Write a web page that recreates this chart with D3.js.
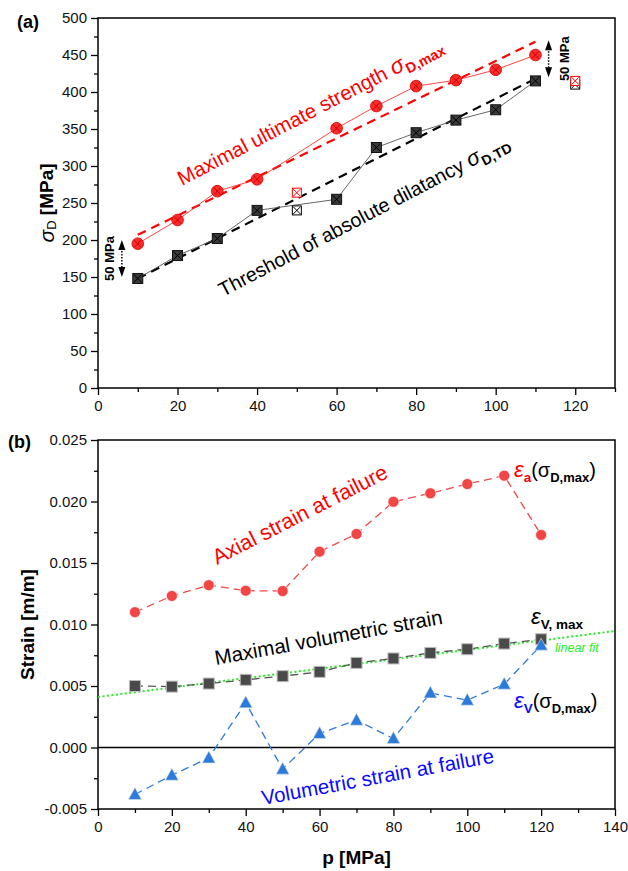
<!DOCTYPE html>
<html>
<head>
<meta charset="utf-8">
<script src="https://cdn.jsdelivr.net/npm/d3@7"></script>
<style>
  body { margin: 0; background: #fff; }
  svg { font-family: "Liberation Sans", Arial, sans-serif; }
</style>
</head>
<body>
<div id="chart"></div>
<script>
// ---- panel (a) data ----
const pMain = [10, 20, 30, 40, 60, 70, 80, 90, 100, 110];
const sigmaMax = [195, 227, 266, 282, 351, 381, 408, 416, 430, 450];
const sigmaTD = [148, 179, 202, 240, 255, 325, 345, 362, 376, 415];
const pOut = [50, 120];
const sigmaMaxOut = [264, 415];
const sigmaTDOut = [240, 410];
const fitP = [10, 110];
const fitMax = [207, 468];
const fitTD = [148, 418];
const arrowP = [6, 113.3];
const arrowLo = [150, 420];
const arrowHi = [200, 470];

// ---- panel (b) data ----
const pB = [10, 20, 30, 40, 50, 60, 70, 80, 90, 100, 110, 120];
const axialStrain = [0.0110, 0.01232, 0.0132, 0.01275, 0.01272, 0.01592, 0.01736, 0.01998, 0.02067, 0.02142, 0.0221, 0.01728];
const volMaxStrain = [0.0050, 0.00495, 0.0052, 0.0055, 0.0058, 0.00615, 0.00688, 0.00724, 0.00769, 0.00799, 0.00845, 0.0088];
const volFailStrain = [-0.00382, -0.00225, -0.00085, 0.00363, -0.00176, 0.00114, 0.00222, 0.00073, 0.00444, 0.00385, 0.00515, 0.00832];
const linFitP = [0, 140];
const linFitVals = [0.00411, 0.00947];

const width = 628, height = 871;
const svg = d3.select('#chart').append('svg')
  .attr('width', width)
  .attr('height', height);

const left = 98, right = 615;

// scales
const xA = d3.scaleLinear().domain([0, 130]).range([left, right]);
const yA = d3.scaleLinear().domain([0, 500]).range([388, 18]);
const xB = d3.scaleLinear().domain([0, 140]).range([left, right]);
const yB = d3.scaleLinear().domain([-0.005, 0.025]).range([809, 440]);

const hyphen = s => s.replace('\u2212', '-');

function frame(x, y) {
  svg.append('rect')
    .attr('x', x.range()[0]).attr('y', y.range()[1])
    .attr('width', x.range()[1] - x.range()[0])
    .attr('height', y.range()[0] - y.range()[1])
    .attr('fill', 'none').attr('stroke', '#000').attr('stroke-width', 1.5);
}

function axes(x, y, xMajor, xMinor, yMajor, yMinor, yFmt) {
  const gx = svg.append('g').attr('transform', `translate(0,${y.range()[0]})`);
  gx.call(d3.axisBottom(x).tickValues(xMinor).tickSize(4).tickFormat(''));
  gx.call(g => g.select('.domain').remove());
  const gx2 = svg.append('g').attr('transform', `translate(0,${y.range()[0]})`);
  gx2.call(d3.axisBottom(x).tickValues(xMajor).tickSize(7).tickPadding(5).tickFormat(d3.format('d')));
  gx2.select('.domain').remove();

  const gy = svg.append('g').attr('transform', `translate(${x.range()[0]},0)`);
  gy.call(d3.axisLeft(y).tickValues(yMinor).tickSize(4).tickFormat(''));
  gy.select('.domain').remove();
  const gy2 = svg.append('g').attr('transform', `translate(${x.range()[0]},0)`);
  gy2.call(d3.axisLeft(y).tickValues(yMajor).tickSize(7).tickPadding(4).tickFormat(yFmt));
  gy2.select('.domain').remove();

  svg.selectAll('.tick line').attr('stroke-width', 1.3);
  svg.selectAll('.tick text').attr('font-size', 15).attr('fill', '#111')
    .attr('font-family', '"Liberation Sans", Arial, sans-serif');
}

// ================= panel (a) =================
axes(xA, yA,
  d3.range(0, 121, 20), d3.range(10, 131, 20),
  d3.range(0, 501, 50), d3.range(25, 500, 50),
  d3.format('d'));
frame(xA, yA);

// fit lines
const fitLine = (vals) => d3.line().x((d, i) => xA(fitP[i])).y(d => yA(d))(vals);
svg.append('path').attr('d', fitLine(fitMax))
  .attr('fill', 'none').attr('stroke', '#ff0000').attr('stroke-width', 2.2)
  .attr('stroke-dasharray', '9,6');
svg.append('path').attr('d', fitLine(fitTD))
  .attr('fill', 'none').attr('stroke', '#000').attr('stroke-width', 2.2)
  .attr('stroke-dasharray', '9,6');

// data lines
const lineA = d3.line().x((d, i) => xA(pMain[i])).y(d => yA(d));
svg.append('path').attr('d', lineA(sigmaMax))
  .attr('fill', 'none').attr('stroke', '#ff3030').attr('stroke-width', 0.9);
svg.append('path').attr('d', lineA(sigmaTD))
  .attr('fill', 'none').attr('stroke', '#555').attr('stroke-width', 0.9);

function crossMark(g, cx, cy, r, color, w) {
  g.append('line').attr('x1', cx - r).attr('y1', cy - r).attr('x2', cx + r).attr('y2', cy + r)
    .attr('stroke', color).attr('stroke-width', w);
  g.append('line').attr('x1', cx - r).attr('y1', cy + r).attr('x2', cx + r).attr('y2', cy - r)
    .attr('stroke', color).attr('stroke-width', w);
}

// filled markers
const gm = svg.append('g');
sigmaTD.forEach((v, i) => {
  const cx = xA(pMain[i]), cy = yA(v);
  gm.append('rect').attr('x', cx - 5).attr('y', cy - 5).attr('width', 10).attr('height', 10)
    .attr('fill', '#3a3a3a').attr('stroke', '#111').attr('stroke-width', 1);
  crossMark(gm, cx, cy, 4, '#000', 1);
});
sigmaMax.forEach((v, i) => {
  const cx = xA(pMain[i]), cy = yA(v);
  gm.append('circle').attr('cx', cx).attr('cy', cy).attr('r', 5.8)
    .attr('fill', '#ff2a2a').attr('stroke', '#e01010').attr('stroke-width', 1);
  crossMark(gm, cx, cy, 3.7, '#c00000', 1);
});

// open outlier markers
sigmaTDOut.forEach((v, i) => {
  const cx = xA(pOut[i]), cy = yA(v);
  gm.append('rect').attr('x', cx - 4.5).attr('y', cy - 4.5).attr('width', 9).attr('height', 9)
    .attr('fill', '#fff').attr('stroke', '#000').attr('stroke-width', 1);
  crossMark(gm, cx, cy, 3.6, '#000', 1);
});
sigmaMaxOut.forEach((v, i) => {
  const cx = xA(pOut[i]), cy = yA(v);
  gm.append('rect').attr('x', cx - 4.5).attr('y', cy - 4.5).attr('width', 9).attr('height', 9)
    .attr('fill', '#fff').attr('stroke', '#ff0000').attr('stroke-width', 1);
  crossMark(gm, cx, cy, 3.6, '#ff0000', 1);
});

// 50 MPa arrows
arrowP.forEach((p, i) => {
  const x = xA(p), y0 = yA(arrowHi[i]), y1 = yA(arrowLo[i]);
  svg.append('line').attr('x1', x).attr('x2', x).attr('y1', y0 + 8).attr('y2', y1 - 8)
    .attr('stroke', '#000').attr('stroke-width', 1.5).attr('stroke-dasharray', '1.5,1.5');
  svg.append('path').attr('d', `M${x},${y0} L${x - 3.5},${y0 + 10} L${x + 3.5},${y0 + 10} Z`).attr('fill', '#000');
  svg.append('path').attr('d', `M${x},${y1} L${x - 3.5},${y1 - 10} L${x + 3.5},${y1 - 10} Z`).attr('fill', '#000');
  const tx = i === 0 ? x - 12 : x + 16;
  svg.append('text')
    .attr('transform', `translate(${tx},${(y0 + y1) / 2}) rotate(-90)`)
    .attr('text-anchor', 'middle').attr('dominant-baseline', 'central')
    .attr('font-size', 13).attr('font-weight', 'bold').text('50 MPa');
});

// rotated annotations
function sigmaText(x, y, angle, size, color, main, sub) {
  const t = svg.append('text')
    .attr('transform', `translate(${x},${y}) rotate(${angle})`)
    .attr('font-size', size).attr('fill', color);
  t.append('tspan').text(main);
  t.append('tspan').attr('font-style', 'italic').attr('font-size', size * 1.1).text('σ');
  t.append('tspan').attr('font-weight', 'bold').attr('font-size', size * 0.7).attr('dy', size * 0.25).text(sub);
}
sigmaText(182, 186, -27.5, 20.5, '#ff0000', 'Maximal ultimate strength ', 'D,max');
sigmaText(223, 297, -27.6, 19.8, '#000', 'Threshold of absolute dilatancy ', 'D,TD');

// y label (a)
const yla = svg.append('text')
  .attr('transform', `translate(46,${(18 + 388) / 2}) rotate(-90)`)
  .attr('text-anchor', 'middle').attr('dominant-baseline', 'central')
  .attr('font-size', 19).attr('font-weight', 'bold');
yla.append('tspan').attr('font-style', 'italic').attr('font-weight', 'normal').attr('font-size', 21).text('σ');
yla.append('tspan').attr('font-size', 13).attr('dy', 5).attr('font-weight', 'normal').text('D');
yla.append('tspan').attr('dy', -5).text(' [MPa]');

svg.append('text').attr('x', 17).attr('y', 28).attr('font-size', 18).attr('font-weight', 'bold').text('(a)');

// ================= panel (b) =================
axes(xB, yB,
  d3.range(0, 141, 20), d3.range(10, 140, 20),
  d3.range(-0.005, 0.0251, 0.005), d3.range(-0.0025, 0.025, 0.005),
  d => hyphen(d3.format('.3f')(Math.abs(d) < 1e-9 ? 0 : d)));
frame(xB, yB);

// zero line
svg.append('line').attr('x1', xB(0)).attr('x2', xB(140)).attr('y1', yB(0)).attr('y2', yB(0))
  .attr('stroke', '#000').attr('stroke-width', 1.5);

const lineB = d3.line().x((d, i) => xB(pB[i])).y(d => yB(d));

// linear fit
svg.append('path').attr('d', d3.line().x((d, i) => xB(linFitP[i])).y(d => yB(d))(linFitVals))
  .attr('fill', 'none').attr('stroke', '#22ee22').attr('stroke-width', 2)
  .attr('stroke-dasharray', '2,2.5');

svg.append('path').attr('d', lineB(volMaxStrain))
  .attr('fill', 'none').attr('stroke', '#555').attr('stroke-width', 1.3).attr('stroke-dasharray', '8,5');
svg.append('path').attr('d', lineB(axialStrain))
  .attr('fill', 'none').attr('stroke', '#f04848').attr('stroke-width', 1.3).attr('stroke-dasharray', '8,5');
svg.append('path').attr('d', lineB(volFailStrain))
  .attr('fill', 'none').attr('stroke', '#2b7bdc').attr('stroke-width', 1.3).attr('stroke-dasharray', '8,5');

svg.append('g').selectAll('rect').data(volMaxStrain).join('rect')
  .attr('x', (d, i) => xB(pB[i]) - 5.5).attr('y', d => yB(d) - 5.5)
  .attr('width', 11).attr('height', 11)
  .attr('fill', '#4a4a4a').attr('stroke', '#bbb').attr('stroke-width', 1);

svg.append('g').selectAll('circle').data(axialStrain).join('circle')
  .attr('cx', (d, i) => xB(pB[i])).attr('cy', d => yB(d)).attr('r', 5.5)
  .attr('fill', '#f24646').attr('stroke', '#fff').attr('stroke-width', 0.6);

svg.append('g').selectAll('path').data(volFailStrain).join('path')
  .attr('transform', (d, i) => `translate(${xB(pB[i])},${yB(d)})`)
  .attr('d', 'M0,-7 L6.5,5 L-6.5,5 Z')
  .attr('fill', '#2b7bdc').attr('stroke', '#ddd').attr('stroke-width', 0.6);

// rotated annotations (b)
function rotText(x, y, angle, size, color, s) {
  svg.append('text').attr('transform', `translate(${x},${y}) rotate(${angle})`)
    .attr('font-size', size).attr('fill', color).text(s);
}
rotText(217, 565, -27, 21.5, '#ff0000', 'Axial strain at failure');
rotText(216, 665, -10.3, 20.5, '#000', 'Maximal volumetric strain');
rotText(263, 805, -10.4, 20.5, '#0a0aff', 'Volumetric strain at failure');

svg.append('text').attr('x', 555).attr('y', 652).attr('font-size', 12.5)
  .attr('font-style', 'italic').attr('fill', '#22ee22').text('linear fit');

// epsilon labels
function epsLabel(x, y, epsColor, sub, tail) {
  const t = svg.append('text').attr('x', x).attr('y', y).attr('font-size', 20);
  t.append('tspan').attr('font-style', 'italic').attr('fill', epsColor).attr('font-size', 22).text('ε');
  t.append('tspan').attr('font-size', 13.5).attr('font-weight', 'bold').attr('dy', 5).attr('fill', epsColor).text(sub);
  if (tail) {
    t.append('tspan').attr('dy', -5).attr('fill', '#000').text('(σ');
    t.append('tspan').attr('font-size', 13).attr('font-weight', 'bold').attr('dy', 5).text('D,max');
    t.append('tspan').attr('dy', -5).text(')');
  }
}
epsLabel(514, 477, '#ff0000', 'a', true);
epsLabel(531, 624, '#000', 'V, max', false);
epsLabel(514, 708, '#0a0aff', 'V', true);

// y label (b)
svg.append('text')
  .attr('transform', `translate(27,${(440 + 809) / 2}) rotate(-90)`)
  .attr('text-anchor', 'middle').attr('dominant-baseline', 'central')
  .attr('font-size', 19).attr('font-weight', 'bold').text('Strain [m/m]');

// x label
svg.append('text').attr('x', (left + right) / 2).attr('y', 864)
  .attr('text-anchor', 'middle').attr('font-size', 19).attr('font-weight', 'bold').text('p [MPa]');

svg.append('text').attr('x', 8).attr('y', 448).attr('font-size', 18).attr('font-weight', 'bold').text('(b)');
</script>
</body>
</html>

What you have to do:
Lines of the material that contain the word "chart" are to be gathered.

Exercise answer:
Write a web page that recreates this chart with D3.js.
<div id="chart"></div>
const svg = d3.select('#chart').append('svg')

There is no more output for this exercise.